Valeria mi aveva risposto: “Forse ha ragione mia madre, tu lo sai che io Hegel me lo mangio a colazione e che la filosofia invece a me piace moltissimo, ma non ci mangi a fine mese. E se poi resti sola? Zitella, intendo!!!! Lo sai cosa ci fai con una laurea in filosofia o simili? Al massimo, cioè se ti va bene, puoi insegnare”.
Risposta: “Vale, io non sono pronta a sacrificare così tanto, tantissimo, le mie inclinazioni, io ai soldi non ci penso mica per ora. Forse sono sprovveduta. Ma tu? Non eri idealista anche tu? Non è che ci perderemo di vista? Ho paura”.
Qualche mese dopo la maturità io ho perso, come prevedibile, completamente le tracce di Valeria. Non ho quasi mai più pensato a lei. Ci sono stati anni lunghi, belli e pieni, dopo. Riempiti ancora di più dalla militanza politica, da amori ricambiati (e no), da viaggi, da eventi personali e mondiali che hanno cambiato me e la società, non sempre e non solo in meglio, anzi. Le speranze che avevo mi sono tornate indietro a chiedere il conto come un boomerang.

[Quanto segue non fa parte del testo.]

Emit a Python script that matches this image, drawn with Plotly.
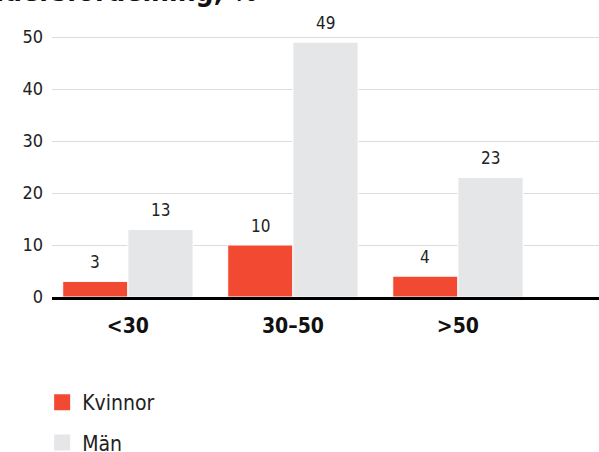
import plotly.graph_objects as go

categories = ["<30", "30–50", ">50"]
kvinnor = [3, 10, 4]
man = [13, 49, 23]
series_names = ["Kvinnor", "Män"]
title_text = "Åldersfördelning, %"
y_ticks = [0, 10, 20, 30, 40, 50]

RED = "#F24A32"
GREY = "#E5E6E8"
FONT = "Tahoma, 'DejaVu Sans Condensed', 'DejaVu Sans', sans-serif"

fig = go.Figure()
for name, vals, col in [(series_names[0], kvinnor, RED), (series_names[1], man, GREY)]:
    fig.add_trace(go.Bar(x=categories, y=vals, name=name, marker=dict(color=col, line=dict(color="white", width=1)),
                         showlegend=False))
    fig.add_trace(go.Scatter(x=[None], y=[None], mode="markers", name=name,
                             marker=dict(symbol="square", size=16, color=col), legendgroup=name))

ann = []
W = 0.79 / 2
for i, c in enumerate(categories):
    for j, vals in enumerate([kvinnor, man]):
        ann.append(dict(x=i + (j - 0.5) * W, y=vals[i], xref="x", yref="y", text=str(vals[i]),
                        showarrow=False, yanchor="bottom", yshift=7,
                        font=dict(size=17, color="#222", family=FONT)))
ann.append(dict(x=0, y=1, xref="paper", yref="paper", xanchor="left", yanchor="bottom", xshift=-78, yshift=10,
                text="<b>" + title_text + "</b>", showarrow=False,
                font=dict(size=28, color="#111", family=FONT)))

fig.update_layout(
    width=599, height=452,
    margin=dict(l=52, r=0, t=20, b=155, autoexpand=False),
    paper_bgcolor="white", plot_bgcolor="white",
    barmode="group", bargap=0.21, bargroupgap=0,
    font=dict(family=FONT, color="#222"),
    annotations=ann,
    legend=dict(x=-0.018, y=-0.307, xanchor="left", yanchor="top", orientation="v",
                font=dict(size=21, color="#222", family=FONT), traceorder="grouped", tracegroupgap=10,
                itemclick=False),
    xaxis=dict(type="category", range=[-0.46, 2.855], showgrid=False, ticks="", automargin=False,
               showline=True, linecolor="#000", linewidth=3, layer="above traces",
               tickfont=dict(size=21, color="#111", family=FONT), ticklabelstandoff=8,
               tickvals=categories, ticktext=["<b>" + c + "</b>" for c in categories]),
    yaxis=dict(range=[0, 53.27], tickvals=y_ticks, showgrid=True, gridcolor="#DCDCDC", gridwidth=1,
               zeroline=False, automargin=False,
               tickfont=dict(size=18, color="#222", family=FONT), ticklabelstandoff=8),
)
fig.write_html("out.html", config={"displayModeBar": False},
               post_script="document.body.style.margin='0';document.body.style.overflow='hidden';")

Eppure, se ripenso a tutto quello che ci è successo come generazione, prima generazione X, poi generazione “Genova”, poi precari degli anni zero, oggi in cerca di identità, io non mi sono mai pentita delle scelte che ho fatto. Qualche anno fa mi è capitato di leggere un trafiletto su Valeria su un giornale nazionale: indicata come simbolo di emancipazione femminile, perché una delle poche donne con un ruolo di dirigenza in una società a stragrande maggioranza maschile. In quanto giovane e donna era identificata come un modello di femminismo. “Ma che femminismo?!”, ho pensato io, “semmai, buona famiglia di origine e tenacia nel non tradirne le aspettative”. Ma l’ho pensato senza rancore o invidia. In fondo va bene così. Valeria è il simbolo di come la società abbia stravolto tutto per non stravolgere niente. La ricordo come un’amica importante negli anni della formazione, anche con affetto. Nulla più. Erano strade che si sapeva si sarebbero divise. Neppure le avrei potuto cantare Venditti: “compagna di scuola, compagna di niente, ti sei salvata dal fumo delle barricate”, perché lei e la sua famiglia sulle barricate non solo non ci sarebbero mai saliti ma sono stati e stanno dall’altra parte.